Revisiting the topic of changes over the past 5 months, again I find it really interesting to watch the changes take place in each child. Sometimes it’s a growth spurt, other times its a change in personality and sometimes it’s a change in drive. For example when we first got here all the volunteers and the teachers were having a problem with one kid who came from INFHA about a year ago. He was terrible. And about 3 weeks ago he walked up shyly to me after prayer circle and gave me the quickest hug in the world and said goodnight. I think my jaw hit the ground. This was a kid who had called me every bad word in my Spanish/English dictionary and then some, this was the kid who wouldn’t listen to anybody and tried to fight everybody. And then I thought about it and realized that over the past few months there had been less incidents. He was paying attention more in school, he wasn’t being as disrespectful and now he was hugging me (even briefly.) And I just smiled because something finally reached him. He still isn’t perfect but he’s begin to grow and for that I am thankful. It seems like time has begun to heal the wounds of his past and he might never be a textbook “good” child. But he is improving and that is encouraging to see.
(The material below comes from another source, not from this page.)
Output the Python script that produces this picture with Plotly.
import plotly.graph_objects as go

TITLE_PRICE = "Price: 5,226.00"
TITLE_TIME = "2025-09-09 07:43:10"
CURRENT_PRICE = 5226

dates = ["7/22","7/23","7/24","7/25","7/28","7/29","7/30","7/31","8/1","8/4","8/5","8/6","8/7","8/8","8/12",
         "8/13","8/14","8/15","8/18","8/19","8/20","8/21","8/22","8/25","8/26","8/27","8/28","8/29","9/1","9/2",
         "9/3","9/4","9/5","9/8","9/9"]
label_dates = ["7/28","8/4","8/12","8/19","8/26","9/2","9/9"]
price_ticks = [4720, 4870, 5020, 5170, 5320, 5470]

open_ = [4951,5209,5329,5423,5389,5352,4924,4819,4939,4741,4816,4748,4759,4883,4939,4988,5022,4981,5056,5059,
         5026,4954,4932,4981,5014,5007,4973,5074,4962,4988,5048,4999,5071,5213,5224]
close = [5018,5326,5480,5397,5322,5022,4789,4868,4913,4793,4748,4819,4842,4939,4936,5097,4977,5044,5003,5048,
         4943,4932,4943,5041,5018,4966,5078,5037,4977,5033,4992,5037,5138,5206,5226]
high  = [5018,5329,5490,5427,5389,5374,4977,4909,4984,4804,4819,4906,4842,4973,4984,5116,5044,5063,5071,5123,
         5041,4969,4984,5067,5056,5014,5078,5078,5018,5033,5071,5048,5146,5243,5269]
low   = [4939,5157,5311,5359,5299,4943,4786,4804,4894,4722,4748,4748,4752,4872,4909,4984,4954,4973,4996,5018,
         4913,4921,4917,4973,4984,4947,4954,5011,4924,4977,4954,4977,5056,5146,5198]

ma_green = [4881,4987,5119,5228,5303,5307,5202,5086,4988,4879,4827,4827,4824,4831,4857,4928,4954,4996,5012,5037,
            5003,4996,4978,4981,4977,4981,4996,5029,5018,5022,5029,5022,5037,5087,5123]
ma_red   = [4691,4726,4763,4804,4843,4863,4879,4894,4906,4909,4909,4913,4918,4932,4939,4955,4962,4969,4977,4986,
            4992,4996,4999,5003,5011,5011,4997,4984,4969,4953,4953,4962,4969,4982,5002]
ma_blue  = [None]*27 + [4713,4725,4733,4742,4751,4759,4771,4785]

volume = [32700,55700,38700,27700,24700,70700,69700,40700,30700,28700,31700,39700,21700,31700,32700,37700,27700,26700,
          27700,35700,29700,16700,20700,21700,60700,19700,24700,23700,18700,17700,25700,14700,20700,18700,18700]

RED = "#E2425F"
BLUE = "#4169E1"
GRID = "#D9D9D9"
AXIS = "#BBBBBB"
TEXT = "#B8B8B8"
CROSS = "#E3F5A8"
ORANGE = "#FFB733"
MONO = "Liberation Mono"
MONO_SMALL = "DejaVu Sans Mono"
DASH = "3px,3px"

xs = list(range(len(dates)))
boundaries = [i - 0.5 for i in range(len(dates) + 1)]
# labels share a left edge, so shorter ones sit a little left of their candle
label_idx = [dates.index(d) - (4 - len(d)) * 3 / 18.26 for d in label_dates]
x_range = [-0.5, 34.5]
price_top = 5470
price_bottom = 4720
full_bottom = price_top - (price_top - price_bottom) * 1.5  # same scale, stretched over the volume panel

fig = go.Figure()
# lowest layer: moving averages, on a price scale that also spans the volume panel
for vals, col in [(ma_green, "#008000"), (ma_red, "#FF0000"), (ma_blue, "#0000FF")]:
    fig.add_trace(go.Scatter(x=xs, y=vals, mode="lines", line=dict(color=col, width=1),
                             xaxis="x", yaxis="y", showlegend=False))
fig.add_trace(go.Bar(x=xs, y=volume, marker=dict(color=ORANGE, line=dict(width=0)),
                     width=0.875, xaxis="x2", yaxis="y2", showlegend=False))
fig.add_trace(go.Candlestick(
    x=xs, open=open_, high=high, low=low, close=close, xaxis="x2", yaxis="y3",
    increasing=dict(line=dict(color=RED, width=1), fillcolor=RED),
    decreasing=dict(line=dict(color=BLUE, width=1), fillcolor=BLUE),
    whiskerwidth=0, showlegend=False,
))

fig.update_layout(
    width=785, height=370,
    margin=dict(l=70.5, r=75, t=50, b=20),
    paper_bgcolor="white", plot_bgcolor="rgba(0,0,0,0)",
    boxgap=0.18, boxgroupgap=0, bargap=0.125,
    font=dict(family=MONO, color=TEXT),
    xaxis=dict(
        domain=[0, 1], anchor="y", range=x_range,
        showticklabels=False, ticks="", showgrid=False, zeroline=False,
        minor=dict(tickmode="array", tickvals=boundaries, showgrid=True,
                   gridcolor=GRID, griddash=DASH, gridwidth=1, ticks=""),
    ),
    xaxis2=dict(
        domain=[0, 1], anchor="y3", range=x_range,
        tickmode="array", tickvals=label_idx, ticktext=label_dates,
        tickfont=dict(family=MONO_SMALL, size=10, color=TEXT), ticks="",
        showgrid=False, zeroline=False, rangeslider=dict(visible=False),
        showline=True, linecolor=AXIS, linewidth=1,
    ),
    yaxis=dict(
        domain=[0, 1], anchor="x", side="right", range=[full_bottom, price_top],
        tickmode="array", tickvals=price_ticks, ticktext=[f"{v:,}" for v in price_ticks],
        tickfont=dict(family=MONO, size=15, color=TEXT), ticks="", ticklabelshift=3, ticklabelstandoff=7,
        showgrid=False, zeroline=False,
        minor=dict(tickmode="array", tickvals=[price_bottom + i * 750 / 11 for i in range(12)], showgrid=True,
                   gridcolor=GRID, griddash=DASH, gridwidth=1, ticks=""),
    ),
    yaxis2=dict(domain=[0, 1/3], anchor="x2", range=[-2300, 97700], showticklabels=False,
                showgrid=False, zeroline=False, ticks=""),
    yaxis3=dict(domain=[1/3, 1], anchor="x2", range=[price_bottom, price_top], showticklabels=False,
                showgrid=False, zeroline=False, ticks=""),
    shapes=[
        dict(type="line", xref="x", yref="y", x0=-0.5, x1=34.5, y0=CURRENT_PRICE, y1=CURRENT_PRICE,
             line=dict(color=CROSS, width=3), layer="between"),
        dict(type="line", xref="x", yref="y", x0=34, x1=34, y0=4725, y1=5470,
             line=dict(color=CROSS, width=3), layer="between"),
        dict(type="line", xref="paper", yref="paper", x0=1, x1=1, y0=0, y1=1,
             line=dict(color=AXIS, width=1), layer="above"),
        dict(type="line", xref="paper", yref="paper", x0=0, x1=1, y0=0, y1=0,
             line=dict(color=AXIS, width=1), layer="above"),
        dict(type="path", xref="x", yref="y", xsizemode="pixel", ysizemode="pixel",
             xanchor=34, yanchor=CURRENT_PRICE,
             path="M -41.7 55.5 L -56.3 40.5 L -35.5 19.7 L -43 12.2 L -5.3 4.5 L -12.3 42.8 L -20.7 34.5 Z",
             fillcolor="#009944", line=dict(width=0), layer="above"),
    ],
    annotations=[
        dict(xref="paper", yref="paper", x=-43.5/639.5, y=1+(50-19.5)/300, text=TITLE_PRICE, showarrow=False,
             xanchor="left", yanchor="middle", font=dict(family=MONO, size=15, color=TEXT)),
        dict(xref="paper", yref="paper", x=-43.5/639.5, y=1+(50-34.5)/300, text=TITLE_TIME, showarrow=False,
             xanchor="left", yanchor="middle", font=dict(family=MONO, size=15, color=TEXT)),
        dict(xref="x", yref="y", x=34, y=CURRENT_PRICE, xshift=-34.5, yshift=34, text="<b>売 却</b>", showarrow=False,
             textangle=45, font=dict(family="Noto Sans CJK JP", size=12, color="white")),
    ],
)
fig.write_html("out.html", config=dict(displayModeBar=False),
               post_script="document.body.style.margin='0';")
There has been more than a few times where I’ve thought or said to another volunteer in private that I haven’t liked a kid. I loved them, but they drove me nuts because they push my buttons the wrong way, or I just didn’t know how to respond to them. But some of those same kids have grown to be my favorites. I have watched them change as individuals, in how they deal with others and I love them. And I think that makes the difference for them, even when they drive everyone NUTS, we still love them. And even if we need space we always come back to them and try again. We try to be as nice as possible while still letting them know what behavior is right and what behavior isn’t right. They need that, they need that attention and to be shown that they are worth the effort…because they are worth it and because they deserve it.